** Begin RECORDS FOR THE EXERCISE **

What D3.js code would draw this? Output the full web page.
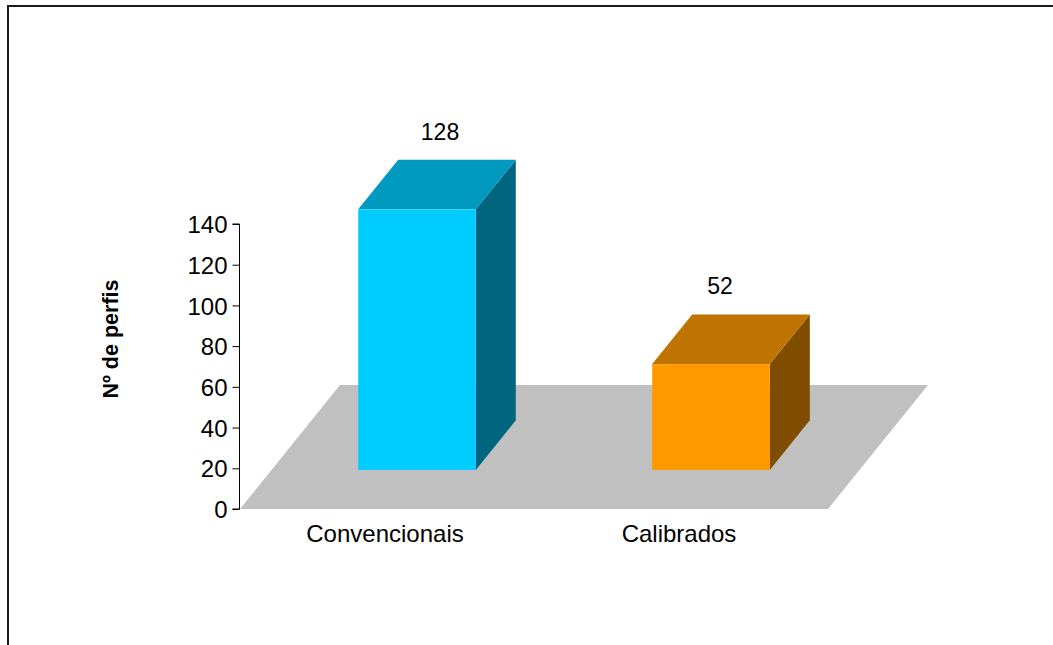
<!DOCTYPE html>
<html>
<head>
<meta charset="utf-8">
<script src="https://cdn.jsdelivr.net/npm/d3@7/dist/d3.min.js"></script>
<style>
  html, body { margin: 0; padding: 0; background: #fff; }
  svg { display: block; font-family: "Liberation Sans", Arial, sans-serif; }
</style>
</head>
<body>
<svg id="chart" width="1053" height="645"></svg>
<script>
// Número de perfis por tipo
const categories = ["Convencionais", "Calibrados"];
const values = [128, 52];
const tickValues = [0, 20, 40, 60, 80, 100, 120, 140];
const axisTitle = "Nº de perfis";

// Cores: frente, topo, lateral
const palette = [
  { front: "#00CCFF", top: "#0099BF", side: "#006680" },
  { front: "#FF9900", top: "#BF7300", side: "#804D00" }
];

const svg = d3.select("#chart");

// Moldura do gráfico
svg.append("rect")
  .attr("x", 8).attr("y", 6)
  .attr("width", 1100).attr("height", 700)
  .attr("fill", "none")
  .attr("stroke", "#1a1a1a")
  .attr("stroke-width", 2);

// Escalas
const x = d3.scaleBand()
  .domain(categories)
  .range([240, 828])
  .paddingInner(0.6)
  .paddingOuter(0.3);

const y = d3.scaleLinear()
  .domain([0, 140])
  .range([509, 224]);

// Profundidade oblíqua do piso e das barras
const depth = { dx: 100, dy: -124 };
const barDepth0 = 0.3, barDepth1 = 0.7;

const pt = (px, py) => px + "," + py;

// Piso
const y0 = y(0);
const x0 = x.range()[0], x1 = x.range()[1];
svg.append("polygon")
  .attr("points", [
    pt(x0, y0), pt(x1, y0),
    pt(x1 + depth.dx, y0 + depth.dy), pt(x0 + depth.dx, y0 + depth.dy)
  ].join(" "))
  .attr("fill", "#C0C0C0");

// Barras 3D
const bars = svg.append("g");
categories.forEach((c, i) => {
  const v = values[i];
  const col = palette[i];
  const fx = x(c) + depth.dx * barDepth0;
  const fy = depth.dy * 0.315;
  const w = x.bandwidth();
  const bx = depth.dx * (barDepth1 - barDepth0);
  const by = depth.dy * (barDepth1 - barDepth0);
  const bottom = y(0) + fy;
  const top = y(v) + fy;

  // lateral
  bars.append("polygon")
    .attr("points", [
      pt(fx + w, bottom), pt(fx + w, top),
      pt(fx + w + bx, top + by), pt(fx + w + bx, bottom + by)
    ].join(" "))
    .attr("fill", col.side);
  // topo
  bars.append("polygon")
    .attr("points", [
      pt(fx, top), pt(fx + w, top),
      pt(fx + w + bx, top + by), pt(fx + bx, top + by)
    ].join(" "))
    .attr("fill", col.top);
  // frente
  bars.append("rect")
    .attr("x", fx).attr("y", top)
    .attr("width", w).attr("height", bottom - top)
    .attr("fill", col.front);

  // rótulo de valor
  bars.append("text")
    .attr("x", fx + w / 2 + bx / 2 + (i === 0 ? 3 : -11))
    .attr("y", top + by - 20)
    .attr("text-anchor", "middle")
    .attr("font-size", 23)
    .attr("fill", "#000")
    .text(v);
});

// Eixo vertical
const axis = d3.axisLeft(y)
  .tickValues(tickValues)
  .tickSize(7)
  .tickPadding(5)
  .tickFormat(d3.format("d"));

const gAxis = svg.append("g")
  .attr("transform", "translate(239.5,0)")
  .call(axis);
gAxis.select(".domain").attr("stroke", "#000").attr("d", "M-7," + y(140) + "H0V" + y(0) + "H-7");
gAxis.selectAll(".tick line").attr("stroke", "#000");
gAxis.selectAll(".tick text")
  .attr("font-size", 24)
  .attr("font-family", "Liberation Sans, Arial, sans-serif")
  .attr("fill", "#000")
  .attr("dy", "0.36em");

// Rótulos das categorias
svg.append("g").selectAll("text")
  .data(categories)
  .join("text")
  .attr("x", d => x(d) + x.bandwidth() / 2 - 2)
  .attr("y", 542)
  .attr("text-anchor", "middle")
  .attr("font-size", 24)
  .attr("fill", "#000")
  .text(d => d);

// Título do eixo
svg.append("text")
  .attr("transform", "translate(118,339) rotate(-90)")
  .attr("text-anchor", "middle")
  .attr("font-size", 21.5)
  .attr("font-weight", "bold")
  .attr("fill", "#000")
  .text(axisTitle);
</script>
</body>
</html>
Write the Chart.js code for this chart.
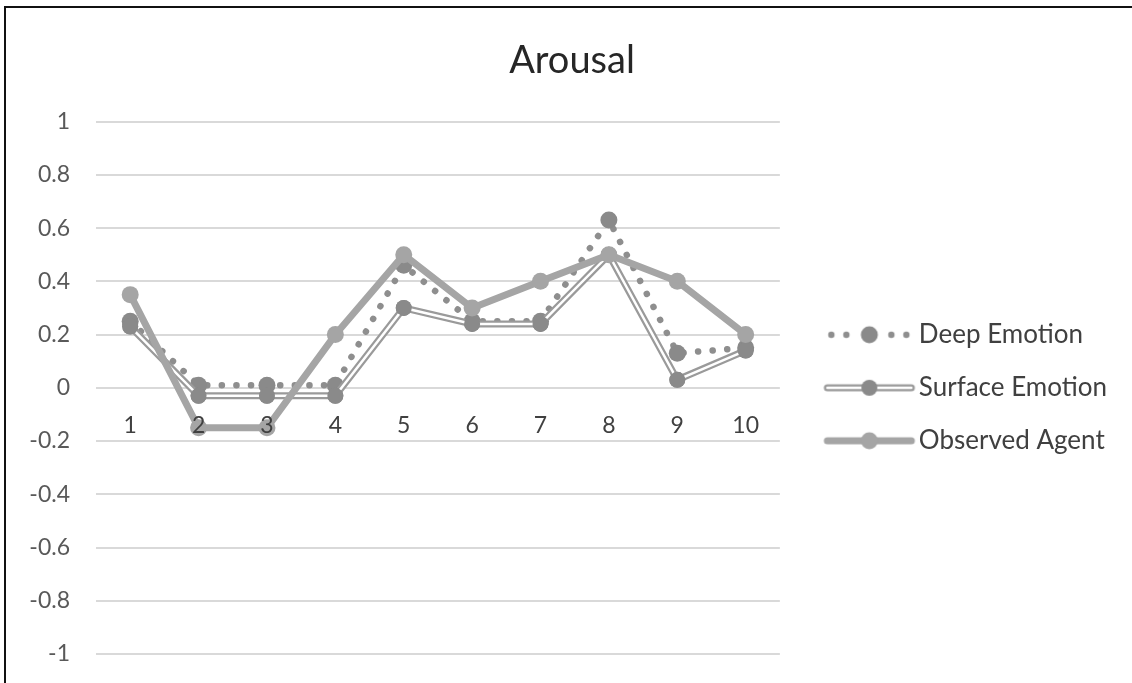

** End RECORDS FOR THE EXERCISE **

Verbatim reproduction of every record is required; images are left out.

= EXERCISE OUTPUT =
What D3.js code would draw this? Output the full web page.
<!DOCTYPE html>
<html>
<head>
<meta charset="utf-8">
<script src="https://cdn.jsdelivr.net/npm/d3@7/dist/d3.min.js"></script>
<style>
  html, body { margin: 0; padding: 0; background: #fff; }
  svg { display: block; font-family: "Liberation Sans", Arial, sans-serif; }
</style>
</head>
<body>
<svg id="chart" width="1053" height="645"></svg>
<script>
// Número de perfis por tipo
const categories = ["Convencionais", "Calibrados"];
const values = [128, 52];
const tickValues = [0, 20, 40, 60, 80, 100, 120, 140];
const axisTitle = "Nº de perfis";

// Cores: frente, topo, lateral
const palette = [
  { front: "#00CCFF", top: "#0099BF", side: "#006680" },
  { front: "#FF9900", top: "#BF7300", side: "#804D00" }
];

const svg = d3.select("#chart");

// Moldura do gráfico
svg.append("rect")
  .attr("x", 8).attr("y", 6)
  .attr("width", 1100).attr("height", 700)
  .attr("fill", "none")
  .attr("stroke", "#1a1a1a")
  .attr("stroke-width", 2);

// Escalas
const x = d3.scaleBand()
  .domain(categories)
  .range([240, 828])
  .paddingInner(0.6)
  .paddingOuter(0.3);

const y = d3.scaleLinear()
  .domain([0, 140])
  .range([509, 224]);

// Profundidade oblíqua do piso e das barras
const depth = { dx: 100, dy: -124 };
const barDepth0 = 0.3, barDepth1 = 0.7;

const pt = (px, py) => px + "," + py;

// Piso
const y0 = y(0);
const x0 = x.range()[0], x1 = x.range()[1];
svg.append("polygon")
  .attr("points", [
    pt(x0, y0), pt(x1, y0),
    pt(x1 + depth.dx, y0 + depth.dy), pt(x0 + depth.dx, y0 + depth.dy)
  ].join(" "))
  .attr("fill", "#C0C0C0");

// Barras 3D
const bars = svg.append("g");
categories.forEach((c, i) => {
  const v = values[i];
  const col = palette[i];
  const fx = x(c) + depth.dx * barDepth0;
  const fy = depth.dy * 0.315;
  const w = x.bandwidth();
  const bx = depth.dx * (barDepth1 - barDepth0);
  const by = depth.dy * (barDepth1 - barDepth0);
  const bottom = y(0) + fy;
  const top = y(v) + fy;

  // lateral
  bars.append("polygon")
    .attr("points", [
      pt(fx + w, bottom), pt(fx + w, top),
      pt(fx + w + bx, top + by), pt(fx + w + bx, bottom + by)
    ].join(" "))
    .attr("fill", col.side);
  // topo
  bars.append("polygon")
    .attr("points", [
      pt(fx, top), pt(fx + w, top),
      pt(fx + w + bx, top + by), pt(fx + bx, top + by)
    ].join(" "))
    .attr("fill", col.top);
  // frente
  bars.append("rect")
    .attr("x", fx).attr("y", top)
    .attr("width", w).attr("height", bottom - top)
    .attr("fill", col.front);

  // rótulo de valor
  bars.append("text")
    .attr("x", fx + w / 2 + bx / 2 + (i === 0 ? 3 : -11))
    .attr("y", top + by - 20)
    .attr("text-anchor", "middle")
    .attr("font-size", 23)
    .attr("fill", "#000")
    .text(v);
});

// Eixo vertical
const axis = d3.axisLeft(y)
  .tickValues(tickValues)
  .tickSize(7)
  .tickPadding(5)
  .tickFormat(d3.format("d"));

const gAxis = svg.append("g")
  .attr("transform", "translate(239.5,0)")
  .call(axis);
gAxis.select(".domain").attr("stroke", "#000").attr("d", "M-7," + y(140) + "H0V" + y(0) + "H-7");
gAxis.selectAll(".tick line").attr("stroke", "#000");
gAxis.selectAll(".tick text")
  .attr("font-size", 24)
  .attr("font-family", "Liberation Sans, Arial, sans-serif")
  .attr("fill", "#000")
  .attr("dy", "0.36em");

// Rótulos das categorias
svg.append("g").selectAll("text")
  .data(categories)
  .join("text")
  .attr("x", d => x(d) + x.bandwidth() / 2 - 2)
  .attr("y", 542)
  .attr("text-anchor", "middle")
  .attr("font-size", 24)
  .attr("fill", "#000")
  .text(d => d);

// Título do eixo
svg.append("text")
  .attr("transform", "translate(118,339) rotate(-90)")
  .attr("text-anchor", "middle")
  .attr("font-size", 21.5)
  .attr("font-weight", "bold")
  .attr("fill", "#000")
  .text(axisTitle);
</script>
</body>
</html>
Write the Chart.js code for this chart.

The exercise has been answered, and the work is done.